Hadash MK Dov Khenin wrote a long opinion piece that starts on page 35. I’m running out of time for translating, so I’ll just do the introduction:
“And of course it would never occur to anyone to think that this military operation has actually made life worse for the residents of the western Negev. After all, it’s ‘our right and even our obligation’ to protection civilians. Everything is buried under the rhetoric that deals with the most immediate response – they’re shooting at you, thus you are permitted to shoot back, and you are even permitted to go a little crazy and shoot at everything that is in your way. Is it wise to shoot?
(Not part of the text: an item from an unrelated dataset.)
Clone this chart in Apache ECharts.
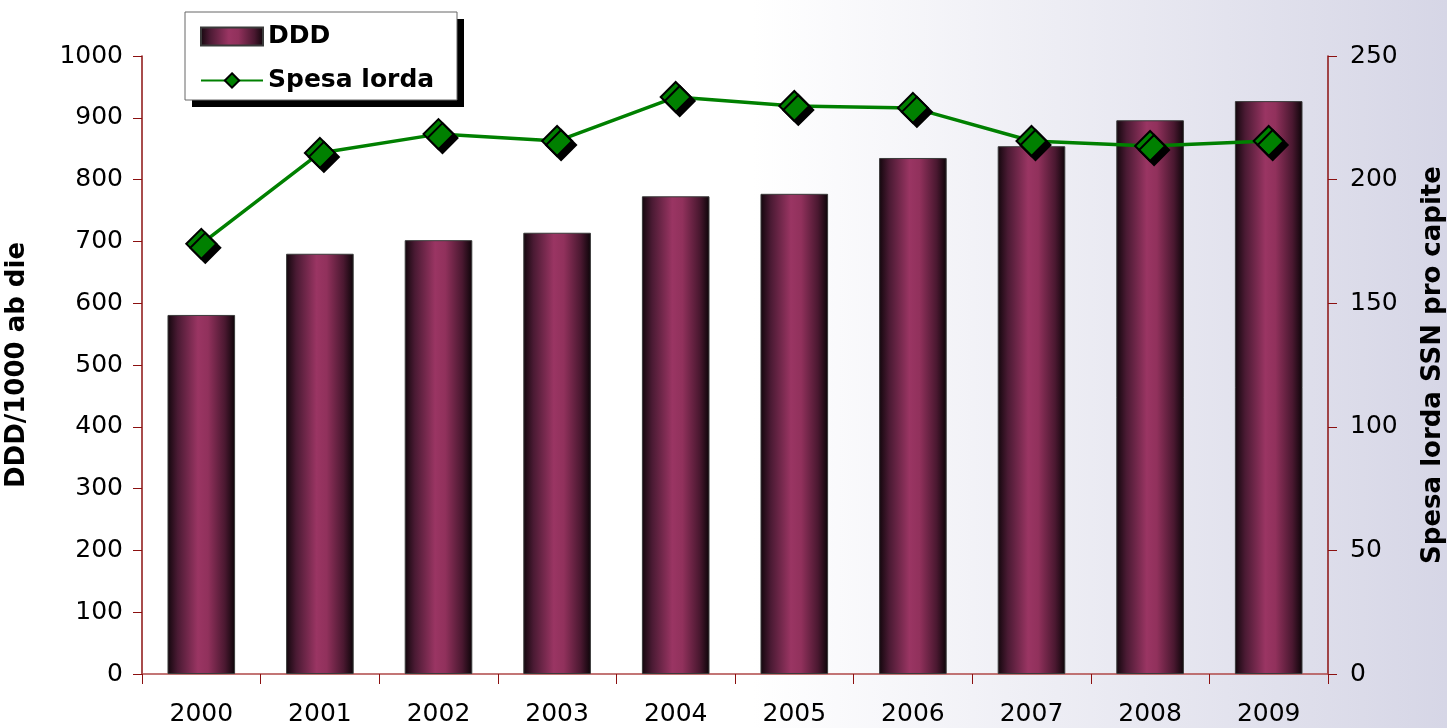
<!DOCTYPE html>
<html><head><meta charset="utf-8">
<script src="https://cdn.jsdelivr.net/npm/echarts@6/dist/echarts.min.js"></script>
<style>html,body{margin:0;padding:0;background:#fff;overflow:hidden}#c{width:1447px;height:728px}</style>
</head><body><div id="c"></div>
<script>
const categories = ['2000','2001','2002','2003','2004','2005','2006','2007','2008','2009'];
const ddd = [581, 680, 702, 714, 773, 777, 835, 854, 896, 927];
const spesa = [174, 210.8, 218.4, 215.6, 233.4, 229.8, 229, 215.6, 213.6, 215.6];
const leftTicks = [0, 1000, 100];
const rightTicks = [0, 250, 50];

const chart = echarts.init(document.getElementById('c'));
const axisCol = '#8b1010';
const font = 'DejaVu Sans';
const barGrad = new echarts.graphic.LinearGradient(0, 0, 1, 0, [
  {offset: 0, color: '#12060c'}, {offset: 0.15, color: '#4a1a33'},
  {offset: 0.45, color: '#9a3563'}, {offset: 0.6, color: '#91315c'},
  {offset: 0.85, color: '#4a1830'}, {offset: 1, color: '#0c0408'}]);
chart.setOption({
  animation: false,
  graphic: [{
    type: 'rect', z: -100, silent: true,
    shape: {x: 0, y: 0, width: 1447, height: 728},
    style: {fill: new echarts.graphic.LinearGradient(0, 0, 1, 0, [
      {offset: 0, color: '#ffffff'}, {offset: 0.52, color: '#ffffff'}, {offset: 1, color: '#d6d6e6'}])}
  }, {
    type: 'rect', z: 1, silent: true,
    shape: {x: 192, y: 19, width: 272, height: 88},
    style: {fill: '#000'}
  }, {
    type: 'rect', z: 2, silent: true,
    shape: {x: 185, y: 12, width: 272, height: 88},
    style: {fill: '#fff', stroke: '#666', lineWidth: 1}
  }],
  legend: {
    orient: 'vertical', left: 186, top: 24, z: 10,
    padding: [0, 0, 0, 14], itemGap: 19,
    itemWidth: 62, itemHeight: 18,
    textStyle: {fontFamily: font, fontWeight: 'bold', fontSize: 25, color: '#000'},
    data: [{name: 'DDD', icon: 'rect'}, {name: 'Spesa lorda'}]
  },
  grid: {left: 142, right: 119, top: 56, bottom: 54, outerBoundsMode: 'none', containLabel: false},
  xAxis: {
    type: 'category', data: categories,
    axisLine: {lineStyle: {color: '#b04848', width: 1.5}},
    axisTick: {show: true, length: 10, lineStyle: {color: axisCol}},
    axisLabel: {fontFamily: font, fontSize: 25, color: '#000', margin: 28}
  },
  yAxis: [{
    type: 'value', min: leftTicks[0], max: leftTicks[1], interval: leftTicks[2],
    name: 'DDD/1000 ab die', nameLocation: 'middle', nameGap: 112,
    nameTextStyle: {fontFamily: font, fontWeight: 'bold', fontSize: 26, color: '#000'},
    axisLine: {show: true, lineStyle: {color: axisCol, width: 1.5}},
    axisTick: {show: true, length: 9, lineStyle: {color: axisCol}},
    axisLabel: {fontFamily: font, fontSize: 25, color: '#000', margin: 19, formatter: v => String(v)},
    splitLine: {show: false}
  }, {
    type: 'value', min: rightTicks[0], max: rightTicks[1], interval: rightTicks[2],
    name: 'Spesa lorda SSN pro capite', nameLocation: 'middle', nameGap: 92, nameRotate: 90,
    nameTextStyle: {fontFamily: font, fontWeight: 'bold', fontSize: 26, color: '#000'},
    axisLine: {show: true, lineStyle: {color: axisCol, width: 1.5}},
    axisTick: {show: true, length: 9, lineStyle: {color: axisCol}},
    axisLabel: {fontFamily: font, fontSize: 25, color: '#000', margin: 22, formatter: v => String(v)},
    splitLine: {show: false}
  }],
  series: [{
    name: 'DDD', type: 'bar', data: ddd, barWidth: '57%', yAxisIndex: 0,
    itemStyle: {color: barGrad, borderColor: '#3a3a3a', borderWidth: 1}
  }, {
    name: 'Spesa lorda', type: 'line', data: spesa, yAxisIndex: 1,
    symbol: 'diamond', symbolSize: 30,
    lineStyle: {color: '#008000', width: 3.5},
    itemStyle: {color: '#008000', borderColor: '#000', borderWidth: 2,
      shadowColor: '#000', shadowBlur: 0, shadowOffsetX: 4, shadowOffsetY: 4}
  }]
});
</script></body></html>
Are there other ways to stop them from shooting at you? Not now. We’re shooting now.”
Page 37 has a sidebar that describes the Israeli media’s total silence about the anti-war march I blogged about last week. According to the item, 15,000 people participated in that demonstration. Each of the major media outlets offers an official explanation as to why they ignored the story.
A series of snapshots – mini-interviews, slices of life – from southern Israel are spread out over pages 38-41.
And there you have it – voices from amongst the 10 percent.